Chris Henchey and Living Landmark Brooke Shields.
THIS night brought out many Landmarks from the past and the Empire State Building glowed with Conservancy’s red and white lights. It was a 20th anniversary for this organization and under the firm hands of Peg Breen and Scott Leurquin, it has just grown better and is more fun. The night raised over $900,000 going to saving New York’s great monuments, parks, churches, buildings, etc.
The Empire State Building’s red and white lights.
I WANT TO publicly thank the philanthropists Pat and John Rosenwald for playing host for this gala. I was able to link with them with some fabled Landmarks of the past, as when we honored Laurence and David Rockefeller and I couldn’t think how to encompass all their virtues, so I introduced them as “Party Animals!” They loved it!
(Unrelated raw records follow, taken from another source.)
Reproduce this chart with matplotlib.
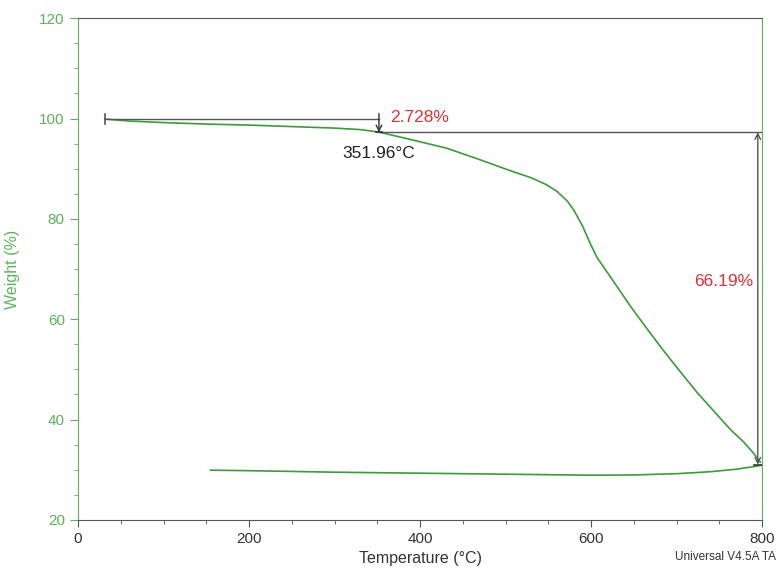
import numpy as np
import matplotlib.pyplot as plt

plt.rcParams['font.family'] = ['Liberation Sans', 'DejaVu Sans']

# heating branch
heat_t = [32, 60, 100, 150, 200, 250, 300, 330, 352, 392, 431, 470, 509, 530, 548, 560,
          572, 580, 590, 599, 607, 626, 646, 665, 684, 704, 724, 744, 763, 778, 790, 798]
heat_w = [99.9, 99.5, 99.2, 98.9, 98.7, 98.4, 98.1, 97.8, 97.3, 95.7, 94.1, 91.8, 89.4, 88.2, 86.8, 85.5,
          83.6, 81.7, 78.6, 75.1, 72.3, 67.6, 62.6, 58.2, 53.9, 49.6, 45.4, 41.6, 38.0, 35.6, 33.3, 31.5]
# cooling branch
cool_t = [155, 200, 300, 400, 500, 550, 600, 650, 700, 740, 770, 790, 800]
cool_w = [29.9, 29.8, 29.5, 29.3, 29.1, 29.0, 28.9, 28.95, 29.2, 29.6, 30.1, 30.6, 30.9]

onset_t = 351.96
step1 = 2.728
step2 = 66.19
w_start = 100.0
w_onset = w_start - step1
w_end = 31.0

green = '#3c9a3c'
axis_green = '#5ab45a'
gray = '#555555'

fig = plt.figure(figsize=(7.8, 5.7), dpi=100)
ax = fig.add_axes([0.1, 0.088, 0.877, 0.88])

ax.plot(heat_t, heat_w, color=green, lw=1.2)
ax.plot(cool_t, cool_w, color=green, lw=1.2)

# step annotations
ax.plot([32, onset_t], [w_start, w_start], color=gray, lw=1.0)
ax.plot([32, 32], [w_start - 1, w_start + 1], color=gray, lw=1.2)
ax.annotate('', xy=(onset_t, w_onset), xytext=(onset_t, w_start + 1),
            arrowprops=dict(arrowstyle='->', color='#333333', lw=1.0, shrinkA=0, shrinkB=0))
ax.plot([onset_t, 800], [w_onset, w_onset], color=gray, lw=1.0)
ax.plot([onset_t - 4, onset_t + 4], [w_onset, w_onset], color='#333333', lw=1.2)
ax.annotate('', xy=(795, w_end), xytext=(795, w_onset),
            arrowprops=dict(arrowstyle='<->', color=gray, lw=1.0, shrinkA=0, shrinkB=0))
ax.plot([790, 800], [w_end, w_end], color='#333333', lw=1.2)

ax.text(365, 100.2, f'{step1:.3f}%', color='#e03030', fontsize=12.5, va='center')
ax.text(onset_t, 94.6, f'{onset_t:.2f}°C', color='#222222', fontsize=12.5, ha='center', va='top')
ax.text(790, 67.6, f'{step2:.2f}%', color='#e03030', fontsize=12.5, ha='right', va='center')

ax.set_xlim(0, 800)
ax.set_ylim(20, 120)
ax.set_xticks([0, 200, 400, 600, 800])
ax.set_xticks(np.arange(0, 801, 50), minor=True)
ax.set_yticks([20, 40, 60, 80, 100, 120])
ax.set_yticks(np.arange(20, 121, 5), minor=True)

ax.spines['left'].set_color(axis_green)
ax.spines['right'].set_color(axis_green)
ax.spines['top'].set_color(gray)
ax.spines['bottom'].set_color(gray)
ax.tick_params(axis='y', which='both', colors=axis_green, labelsize=11)
ax.tick_params(axis='y', which='major', length=6)
ax.tick_params(axis='y', which='minor', length=3)
ax.tick_params(axis='x', which='both', colors=gray, labelsize=11)
ax.tick_params(axis='x', which='major', length=5)
ax.tick_params(axis='x', which='minor', length=3)
ax.tick_params(axis='y', labelcolor=axis_green)
ax.tick_params(axis='x', labelcolor='#333333')

ax.set_xlabel('Temperature (°C)', fontsize=11.5, color='#333333', labelpad=4)
ax.set_ylabel('Weight (%)', fontsize=11.5, color=axis_green, labelpad=14)
fig.text(0.995, 0.018, 'Universal V4.5A TA', fontsize=8.5, color='#333333', ha='right')

fig.savefig('out.png', dpi=100)
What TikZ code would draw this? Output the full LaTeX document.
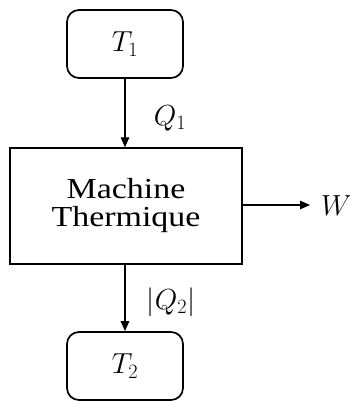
\RequirePackage{fix-cm}
\documentclass[tikz,border=0pt]{standalone}
\usepackage{fontspec}
\newfontfamily\boxfont{Liberation Serif}
\usetikzlibrary{arrows.meta}
\newcommand{\widetext}[1]{\scalebox{1.17}[1]{#1}}
\begin{document}
\begin{tikzpicture}[x=1pt,y=-1pt,
  reservoir/.style={draw, line width=1.7pt, rounded corners=12pt,
    minimum width=116pt, minimum height=68pt, inner sep=0pt,
    font=\fontsize{29}{32}\selectfont},
  engine/.style={draw, line width=1.4pt, minimum width=232pt,
    minimum height=116pt, inner sep=0pt, align=center,
    font=\boxfont\fontsize{29}{28}\selectfont},
  flow/.style={line width=1.2pt, -{Triangle[length=10pt,width=8.5pt]}},
  lbl/.style={inner sep=0pt, font=\fontsize{29}{32}\selectfont}]
  \useasboundingbox (0,0) rectangle (350,401);

  \node[reservoir] (T1) at (125,44) {$T_1$};
  \node[engine] (M) at (126,206) {\widetext{Machine}\\\widetext{Thermique}};
  \node[reservoir] (T2) at (125,366) {$T_2$};

  \coordinate (Wend) at (310,205);
  \node[lbl, anchor=west] (W) at (321,206) {$W$};
  \node[lbl] (Q1) at (170,118) {$Q_1$};
  \node[lbl] (Q2) at (171,302) {$|Q_2|$};

  \draw[flow] (T1.south) -- (T1.south |- M.north);
  \draw[flow] (M.south -| T2.north) -- (T2.north);
  \draw[flow] (M.east |- Wend) -- (Wend);
\end{tikzpicture}
\end{document}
The big question now is who will be chosen for “Living Landmark” status in 2014. Maybe you yourself will do something wonderful to earn this.
"Party Animals" John and Pat Rosenwald.
THE OTHER night, The Discovery Channel (“A Crime to Remember”) ran an hour-long dramatization of the infamous Alice Crimmins case. This event rocked New York’s boroughs back in the mid-1960s. (Alice, a free-living, beautiful red-headed divorcee was accused of murdering her two young children, so as to better lead the swinging lifestyle she preferred. Although the kids had never cramped her style before.)

Alice Crimmins was found guilty early the morning of May 28, 1968 of manslaughter in the first degree in the strangulation death of her four-year-old daughter Alice Marie. (AP Photo)
This particular episode was only an hour long. It was pretty good, and it certainly brought back memories of one of the most notorious crimes and trials in NYC history. One problem — the young woman who played Alice, bore a strong, remarkable resemblance to Lindsay Lohan. So much so, I kept thinking, “Did Lindsay sneak a movie in when we weren’t looking?” It was distracting!

This “take” on Alice made an excellent case for her innocence. Many people believe Alice was not convicted on the flimsy evidence — the notorious “woman in the window” who supposedly saw Alice and a male friend from afar, with a suspicious bundle, for instance — but rather spent ten years in prison because cops and much of the public were repulsed by her sexy ways. These were the '60s.

Watching this, I wondered why a good feature film was never made from the tale? It has everything — sex, mystery, murdered children, closeted homosexual, aggressive, sexist (and blackmailing) cops. And, in that backward era, a woman was not allowed freedom with her own body.

Even if Alice did do it, hers is a cautionary tale. No matter how far women think they’ve come, even in 2013, they are often negatively judged, because of what they wear, and how they behave.

Now, reality TV shows portray supposedly “strong” women. In fact, these creatures are presented in the most sordid light, encouraging bad behavior, coarse language, stupidity, cupidity and sluttish-ness without reason. And of course, they are produced by men.
Airen DeLaMater plays Alice Crimmins in "A Crime to Remember."